To ensure that exit can be made in cases when certain events occur
Material Adverse Change (MAC Clause)
If after the signing of the SHA there is a fundamental change in the business or if the business faces major liabilities or claim -for example, there is a material impairment of the assets or the operations of the company -there will be no obligation on the investor or he will be able to exit the company under MAC clause. Founders need to be careful when such clause is drafted as sometimes vague reasons can be assigned as a material change. Founders should negotiate to keep some minimum thresholds which would indicate such change or occurrence of major claims upon the company.
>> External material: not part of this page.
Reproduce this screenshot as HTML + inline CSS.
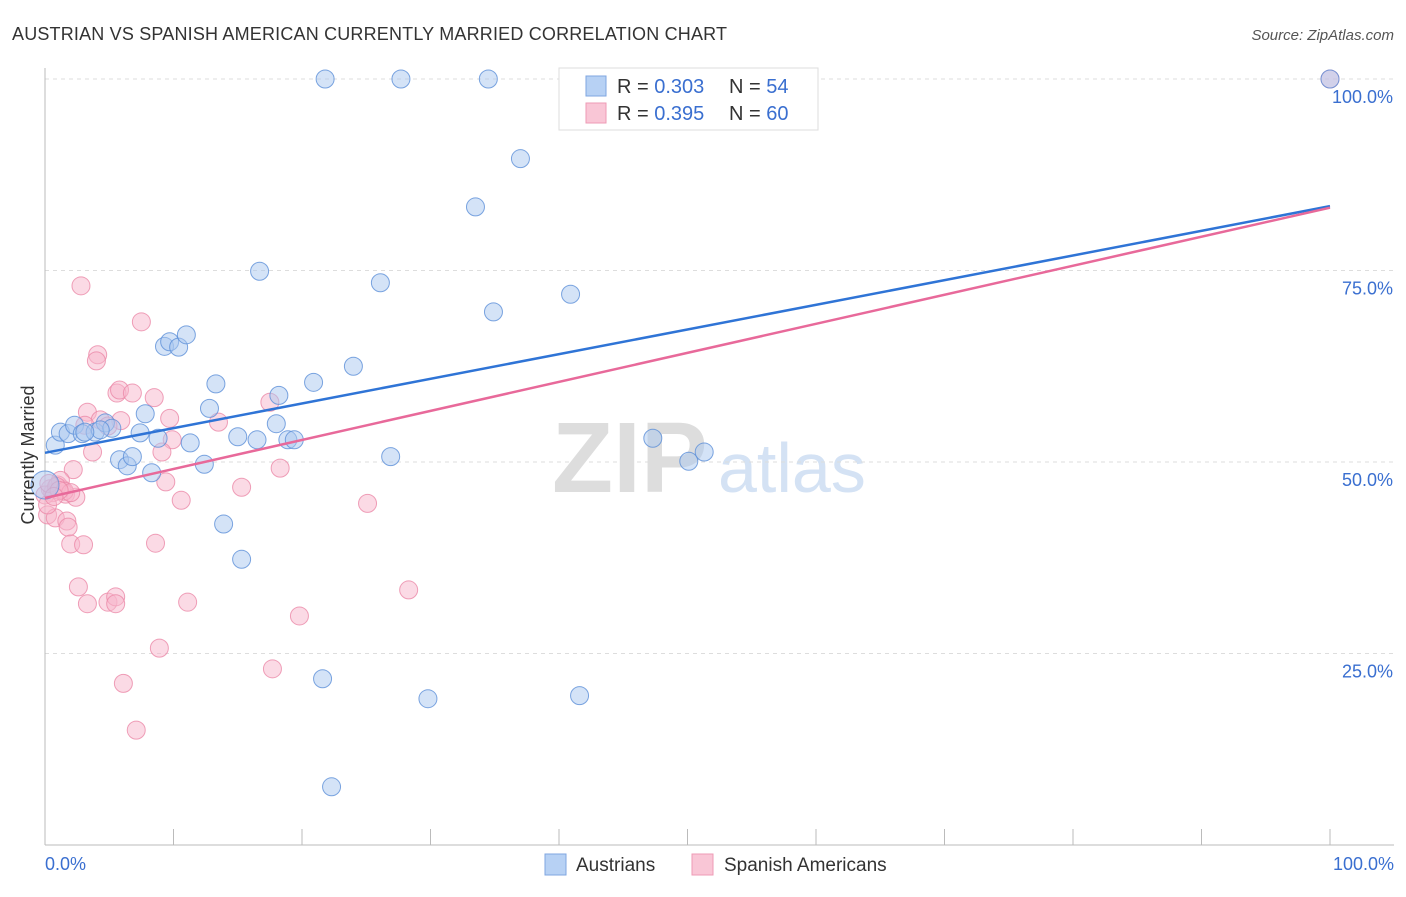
<!DOCTYPE html>
<html><head><meta charset="utf-8"><style>
body{margin:0;background:#fff;font-family:"Liberation Sans",sans-serif}
svg text{font-family:"Liberation Sans",sans-serif}
</style></head><body>
<svg id="chart" width="1406" height="892" xmlns="http://www.w3.org/2000/svg">
<text x="12" y="40" font-size="18" fill="#333" textLength="715">AUSTRIAN VS SPANISH AMERICAN CURRENTLY MARRIED CORRELATION CHART</text>
<text x="1394" y="40" font-size="15" fill="#555" text-anchor="end" font-style="italic">Source: ZipAtlas.com</text>
<text x="552" y="492" font-size="100" fill="#ddd" font-family="Liberation Serif" font-weight="bold">ZIP</text>
<text x="718" y="492" font-size="70" fill="#d4e2f4">atlas</text>
<g id="grid"></g>
<g id="marks"></g>
<text transform="translate(34,455) rotate(-90)" font-size="18" fill="#333" text-anchor="middle">Currently Married</text>
<g>
<rect x="559" y="68" width="259" height="62" fill="#fff" stroke="#ddd"/>
<rect x="586" y="76" width="20" height="20" fill="#b7d1f4" stroke="#7fa6e0"/>
<rect x="586" y="103" width="20" height="20" fill="#f9c6d6" stroke="#ee9bb5"/>
<text x="617" y="93" font-size="20" fill="#333">R = <tspan fill="#3a6fd0">0.303</tspan></text>
<text x="729" y="93" font-size="20" fill="#333">N = <tspan fill="#3a6fd0">54</tspan></text>
<text x="617" y="120" font-size="20" fill="#333">R = <tspan fill="#3a6fd0">0.395</tspan></text>
<text x="729" y="120" font-size="20" fill="#333">N = <tspan fill="#3a6fd0">60</tspan></text>
</g>
<g>
<rect x="545" y="854" width="21" height="21" fill="#b7d1f4" stroke="#7fa6e0"/>
<text x="576" y="871" font-size="19" fill="#333">Austrians</text>
<rect x="692" y="854" width="21" height="21" fill="#f9c6d6" stroke="#ee9bb5"/>
<text x="724" y="871" font-size="19" fill="#333">Spanish Americans</text>
</g>
</svg>
<script>
const yTicks=[25,50,75,100];
const yTickLabels=["25.0%","50.0%","75.0%","100.0%"];
const xTickCount=10;
const blueX=[0.8,1.2,1.8,2.3,2.9,3.9,4.7,5.2,5.8,6.4,6.8,7.4,7.8,8.3,8.8,9.3,9.7,10.4,11.0,11.3,12.4,12.8,13.3,13.9,15.0,15.3,16.5,16.7,18.0,18.2,18.9,19.4,20.9,21.6,21.8,22.3,24.0,26.1,26.9,27.7,29.8,33.5,34.5,34.9,37.0,40.9,41.6,47.3,50.1,51.3,100,0,4.3,3.1];
const blueY=[52.2,53.9,53.7,54.8,53.7,53.9,55.1,54.4,50.3,49.5,50.7,53.8,56.3,48.6,53.1,65.1,65.7,65.0,66.6,52.5,49.7,57.0,60.2,41.9,53.3,37.3,52.9,74.9,55.0,58.7,52.9,52.9,60.4,21.7,100,7.6,62.5,73.4,50.7,100,19.1,83.3,100,69.6,89.6,71.9,19.5,53.1,50.1,51.3,100,47.0,54.2,53.9];
const pinkX=[2.8,7.5,4.1,4.0,5.6,5.8,6.8,8.5,3.3,9.7,5.9,4.3,3.1,17.5,13.5,9.9,9.1,3.7,18.3,9.4,15.3,10.6,2.2,0.4,1.3,0.6,1.0,1.6,2.4,0.2,0.8,1.7,1.8,2.0,3.0,8.6,25.1,2.6,3.3,4.9,5.5,5.5,11.1,28.3,19.8,8.9,6.1,17.7,7.1,100,0,1.2,0.2,4.9,0.9,1.5,0.3,2.0,1.1,0.7];
const pinkY=[73.0,68.3,64.0,63.2,59.0,59.4,59.0,58.4,56.5,55.7,55.4,55.5,54.8,57.8,55.2,52.9,51.3,51.3,49.2,47.4,46.7,45.0,49.0,46.5,46.5,46.0,47.0,45.8,45.4,43.1,42.7,42.3,41.5,39.3,39.2,39.4,44.6,33.7,31.5,31.7,32.4,31.5,31.7,33.3,29.9,25.7,21.1,23.0,15.0,100,45.7,47.6,44.4,54.7,46.8,46.2,47.2,46.0,46.3,45.5];
const blueFit=[51.2,83.4];
const pinkFit=[45.3,83.2];
const NS="http://www.w3.org/2000/svg";
const X=v=>45+v*12.85, Y=v=>845-v*7.66;
function mk(t,a,p){const e=document.createElementNS(NS,t);for(const k in a)e.setAttribute(k,a[k]);p.appendChild(e);return e;}
const g=document.getElementById('grid'), m=document.getElementById('marks');
yTicks.forEach((t,i)=>{
 const l=mk('line',{x1:45,x2:1394,y1:Y(t),y2:Y(t),stroke:'#ddd','stroke-dasharray':'4,4'},g);
 
 
 const tx=mk('text',{x:1393,y:Y(t)+24,'font-size':18,fill:'#3a6fd0','text-anchor':'end'},g);
 tx.textContent=yTickLabels[i];
 
 
});
const ax=mk('line',{x1:45,x2:45,y1:68,y2:845,stroke:'#bbb'},g);


const bx=mk('line',{x1:45,x2:1394,y1:845,y2:845,stroke:'#bbb'},g);


for(let i=0;i<=xTickCount;i++){
 const v=i*100/xTickCount;
 const t=mk('line',{x1:X(v),x2:X(v),y1:829,y2:845,stroke:'#bbb'},g);
 
 
}
[[0,'0.0%','start',45],[100,'100.0%','end',1394]].forEach(d=>{
 const t=mk('text',{x:d[3],y:870,'font-size':18,fill:'#3a6fd0','text-anchor':d[2]},g);
 t.textContent=d[1];
 
 
});
function pts(xs,ys,fill,stroke,name){
 xs.forEach((x,i)=>{
  const r=(x===0&&name==='austrian-point')?14:9;
  const c=mk('circle',{cx:X(x),cy:Y(ys[i]),r:r,fill:fill,'fill-opacity':0.5,stroke:stroke,'stroke-opacity':0.8,'stroke-width':1},m);
  
  
 });
}
pts(pinkX,pinkY,'#f7b6cb','#eb88a8','spanish-american-point');
pts(blueX,blueY,'#a9c7ef','#5b8fd8','austrian-point');
const bl=mk('line',{x1:X(0),y1:Y(blueFit[0]),x2:X(100),y2:Y(blueFit[1]),stroke:'#2f74d6','stroke-width':2.5},m);


const pl=mk('line',{x1:X(0),y1:Y(pinkFit[0]),x2:X(100),y2:Y(pinkFit[1]),stroke:'#e8699a','stroke-width':2.5},m);


</script>
</body></html>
Representations and warranties
These are the statement of facts on the affairs of the company which is expressed to be true (at a particular point in time). A warranty from the company could state that the liabilities against the company is not more than INR 5,00,000. Such warranties are stated on the date of signing and are expressed to be true on the date of closing. In a case of breach of warranties the company (or promoters) may be required to ‘indemnify' the investors of any losses suffered by them. Founders have to be careful if the indemnity clause puts a personal obligation on them to indemnify for any loss since the investment is for the company there shouldn’t be any personal liability. Founders may include ‘knowledge qualifiers’ instead of absolute warranties- by stating that there is no liability against the company to the best knowledge of the promoters.
SHA includes clauses in cases where any dispute arises between the parties. It specifies a negotiation period to resolve in cases of conflicts. The parties may have the option to arbitrate if the dispute is not resolved amicably. It should be ensured that the seat of arbitration is a place which is convenient for the founders.